You want visit Auschwitz?
 
By Louise Beech

“You want visit Auschwitz?”  The man wasn’t Polish, though I couldn’t place the accent.  Krakow station was cold, busy, and my husband keen to leave.  “Only 290 zloty’s – I take you and wait for you.”  It was barely £50 to drive us around all day in an old Mazda.  Rather recklessly, we got in.

He was Russian – I couldn’t possibly spell his wonderful-sounding name.  We drove through Polish villages, where head-scarfed women sold print dresses at the roadside, and in broken English he punctuated this gentle view with stories of children parting with shoes and toys before being herded into ‘showers’ and gassed.

Unpronounceable Name said he liked Dire Straits, the rock band, and sang the chorus of a familiar song for us.  My husband had hidden our money in his sock – just in case.

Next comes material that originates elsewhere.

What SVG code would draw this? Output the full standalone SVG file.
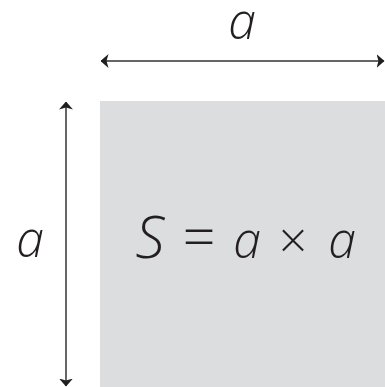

“Here,” said our guide after an hour; I was disappointed at the uniform museum and tree-lined car-park.  Auschwitz, prettied up for guests.  “I wait here, take you to Bikenhau when done.”  He pulled out a flask, put his feet on the dashboard.

I knew he’d be there upon our return – we’d not paid him yet.

Inside we were given booklets and steered with other curious tourists into a cinema.  Lights dimmed, vintage film rolled, and hollow faces begged us to see the horrors of the death camps.  The finale was attendants opening huge side-doors, spilling sunlight into the auditorium – and there it was.  The real Auschwitz, its iron gates spelling “Arbeit Macht Frei.”  Work brings freedom.  We walked the path of those prisoners sixty years before, but with cameras and food and choice.  We could leave.

But we didn’t.

Back to back, rows and rows of featureless barracks lined the gravel path.  Watch towers looked on, skeletal and foreboding.  I imagined dogs yapping, their icy breath smoking the night air, booted guards shouting orders, chaos and fear.  In the courtyard, where prisoners were pulled from narrow cells and (if they were lucky) shot, a young girl wept as she lit a red candle.  The flame wriggled as though trying to escape.

I thought I could hear Dire Straits playing, but it was just the wind.
 
A brick chimney demanded attention – the incinerator – and morbid curiosity drove us inside.  I could smell burning.  A stone oven dominated the room, its ceiling charred black.  “Thousand of bodies were transferred from the gas chambers into these ovens,” the guide told a group of school children who ate sandwiches and shuffled and nudged for the best view.

Back in the car our Russian friend was singing.  “I love – what you call – karaoke!”  He turned down the radio, offered boiled sweets and drove three miles to the bigger camp, Birkenhau.

Jews, criminals and homosexuals arrived here on cramped trains, staggering onto the alien platform.  Hated and homeless, they were separated into two groups – those that could work and those that couldn’t.  The latter marched to the gas chambers; we ambled to the surprisingly guiltless and nondescript cylindrical buildings.  They were forced inside; we returned to the path, to the car, our guilt at being hungry and having sandwiches to eat too much.